[Short exercise]:
Only the number is wanted: how many lines contain the word "matplotlib"?

━━━━━ Supplied data

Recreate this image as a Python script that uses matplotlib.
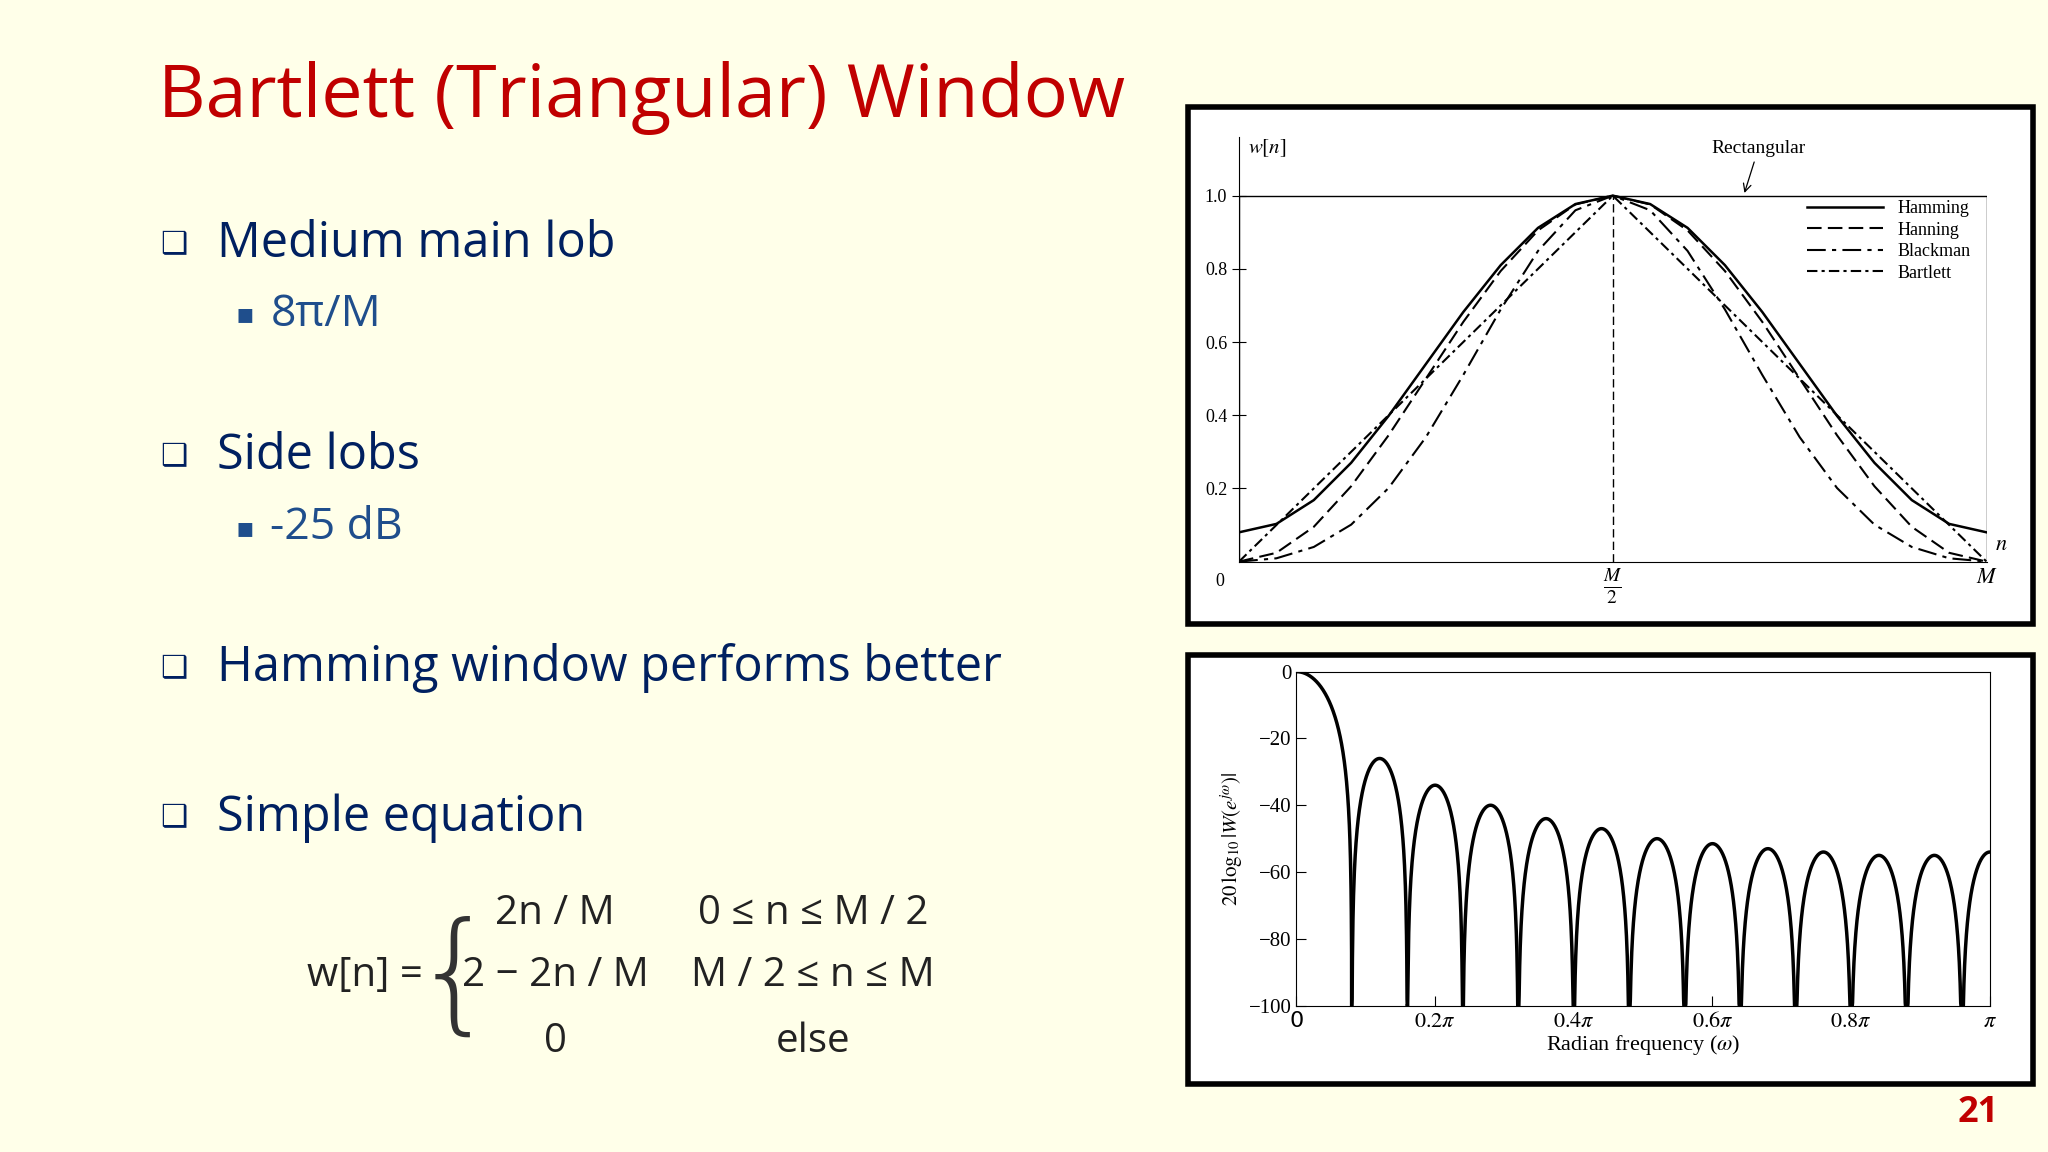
import numpy as np
import matplotlib.pyplot as plt
from matplotlib.patches import Rectangle

plt.rcParams['mathtext.fontset'] = 'stix'

# ---- data ----
# window shapes sampled at n/M = 0, 0.05, ..., 0.5 (symmetric about M/2)
n_half = [0.0, 0.05, 0.10, 0.15, 0.20, 0.25, 0.30, 0.35, 0.40, 0.45, 0.50]
hamming_half = [0.08, 0.103, 0.168, 0.270, 0.398, 0.54, 0.682, 0.810, 0.912, 0.977, 1.0]
hanning_half = [0.0, 0.024, 0.095, 0.206, 0.345, 0.50, 0.655, 0.794, 0.905, 0.976, 1.0]
blackman_half = [0.0, 0.009, 0.040, 0.101, 0.201, 0.34, 0.510, 0.689, 0.849, 0.960, 1.0]
bartlett_half = [0.0, 0.10, 0.20, 0.30, 0.40, 0.50, 0.60, 0.70, 0.80, 0.90, 1.0]

# Bartlett spectrum: nulls (in units of pi) and side-lobe peak levels (dB)
null_freqs = [0.08, 0.16, 0.24, 0.32, 0.40, 0.48, 0.56, 0.64, 0.72, 0.80, 0.88, 0.96, 1.04]
lobe_peaks = [-26, -34, -40, -44, -47, -50, -51.5, -53, -54, -55, -55, -54]

freq_ticks = [0, 0.2, 0.4, 0.6, 0.8, 1.0]
freq_labels = ['0', r'$0.2\pi$', r'$0.4\pi$', r'$0.6\pi$', r'$0.8\pi$', r'$\pi$']

RED = '#C00000'
NAVY = '#002060'
BLUE = '#1F4E8C'
SERIF = ['Liberation Serif', 'DejaVu Serif']


def mirror(half):
    return np.concatenate([half, half[-2::-1]])


fig = plt.figure(figsize=(20.48, 11.52), dpi=100)
fig.patch.set_facecolor('#FFFFE9')

# ---- slide text ----
fig.text(0.077, 0.915, 'Bartlett (Triangular) Window', color=RED, fontsize=53,
         family='Open Sans', va='center')

bullets = [(0.788, 'Medium main lob'), (0.604, 'Side lobs'),
           (0.420, 'Hamming window performs better'), (0.290, 'Simple equation')]
for y, s in bullets:
    fig.text(0.078, y, '❑', color=NAVY, fontsize=22, family='DejaVu Sans', va='center')
    fig.text(0.106, y, s, color=NAVY, fontsize=35, family='Open Sans', va='center')
subs = [(0.727, '8π/M'), (0.542, '-25 dB')]
for y, s in subs:
    fig.text(0.115, y, '▪', color=BLUE, fontsize=20, family='DejaVu Sans', va='center')
    fig.text(0.132, y, s, color=BLUE, fontsize=32, family='Open Sans', va='center')

# equation
eq_font = dict(color='#222222', fontsize=29, family='Open Sans', va='center', ha='center')
fig.text(0.150, 0.153, 'w[n] =', ha='left', va='center', color='#222222',
         fontsize=29, family='Open Sans')
fig.text(0.222, 0.150, '{', ha='center', va='center', color='#333333', fontsize=95,
         family='DejaVu Sans', fontweight='ultralight')
rows = [(0.207, '2n / M', '0 ≤ n ≤ M / 2'), (0.153, '2 − 2n / M', 'M / 2 ≤ n ≤ M'),
        (0.096, '0', 'else')]
for y, a, b in rows:
    fig.text(0.271, y, a, **eq_font)
    fig.text(0.397, y, b, **eq_font)

fig.text(0.966, 0.034, '21', color=RED, fontsize=26, fontweight='bold',
         family='Open Sans', ha='center', va='center')

# ---- panel frames (behind the axes) ----
for y0, h in [(0.458, 0.449), (0.059, 0.372)]:
    fig.patches.append(Rectangle((0.580, y0), 0.4126, h, transform=fig.transFigure,
                                 facecolor='white', edgecolor='black', lw=4, zorder=-1))

# ---- top: window shapes ----
ax1 = fig.add_axes([0.605, 0.5125, 0.365, 0.3685])
ax1.set_facecolor('none')
n_full = np.concatenate([n_half, 1 - np.array(n_half[-2::-1])])
ax1.plot([0, 0, 1, 1], [0, 1, 1, 0], color='black', lw=1.0)
ax1.plot(n_full, mirror(hamming_half), color='black', lw=1.8, ls='-', label='Hamming')
ax1.plot(n_full, mirror(hanning_half), color='black', lw=1.5, ls=(0, (7, 3)), label='Hanning')
ax1.plot(n_full, mirror(blackman_half), color='black', lw=1.5, ls=(0, (9, 3, 2, 3)), label='Blackman')
ax1.plot(n_full, mirror(bartlett_half), color='black', lw=1.5, ls=(0, (5, 2, 1.5, 2)), label='Bartlett')
ax1.plot([0.5, 0.5], [0, 1], color='black', lw=1.0, ls=(0, (6, 3)))
ax1.set_xlim(0, 1)
ax1.set_ylim(0, 1.16)
for sp in ['top', 'right']:
    ax1.spines[sp].set_visible(False)
ax1.set_yticks([0.2, 0.4, 0.6, 0.8, 1.0])
ax1.set_yticklabels(['0.2', '0.4', '0.6', '0.8', '1.0'], family=SERIF, fontsize=13)
ax1.set_xticks([0.5])
ax1.set_xticklabels([r'$\frac{M}{2}$'], fontsize=20)
ax1.tick_params(axis='y', direction='inout', length=10)
ax1.tick_params(axis='x', length=0, pad=4)
ax1.text(-0.02, -0.03, '0', family=SERIF, fontsize=13, ha='right', va='top')
ax1.text(1.0, -0.015, r'$M$', fontsize=16, ha='center', va='top')
ax1.text(1.02, 0.02, r'$n$', fontsize=16, ha='center', va='bottom')
ax1.text(0.012, 1.16, r'$w[n]$', fontsize=15, ha='left', va='top')
ax1.annotate('Rectangular', xy=(0.675, 1.0), xytext=(0.695, 1.13), family=SERIF,
             fontsize=14, ha='center', va='center',
             arrowprops=dict(arrowstyle='->', lw=0.9, color='black'))
ax1.legend(loc='upper right', bbox_to_anchor=(1.0, 0.89), frameon=False,
           prop={'family': SERIF, 'size': 13}, handlelength=4.2, labelspacing=0.25)

# ---- bottom: Bartlett spectrum ----
ax2 = fig.add_axes([0.633, 0.127, 0.3386, 0.290])
ax2.set_facecolor('none')
w = np.linspace(0, null_freqs[0], 200)
ax2.plot(w, 40 * np.log10(np.maximum(np.cos(np.pi / 2 * w / null_freqs[0]), 1e-6)),
         color='black', lw=2.5)
for a, b, p in zip(null_freqs[:-1], null_freqs[1:], lobe_peaks):
    end = min(b, 1.0)
    w = np.linspace(a, end, 200)
    lvl = p + 40 * np.log10(np.maximum(np.abs(np.sin(np.pi * (w - a) / (b - a))), 1e-6))
    ax2.plot(w, np.clip(lvl, -100, 0), color='black', lw=2.5)
ax2.set_xlim(0, 1)
ax2.set_ylim(-100, 0)
ax2.set_xticks(freq_ticks)
ax2.set_xticklabels(freq_labels, fontsize=16)
ax2.set_yticks([0, -20, -40, -60, -80, -100])
ax2.set_yticklabels(['0', '−20', '−40', '−60', '−80', '−100'], family=SERIF, fontsize=15)
ax2.tick_params(direction='in', length=7)
ax2.set_xlabel(r'Radian frequency ($\omega$)', family=SERIF, fontsize=16, labelpad=2)
ax2.set_ylabel(r'$20\,\log_{10}|W(e^{j\omega})|$', fontsize=15, labelpad=2)

fig.savefig('out.png', dpi=100, facecolor=fig.get_facecolor())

━━━━━━━━━━

[Answer]:
3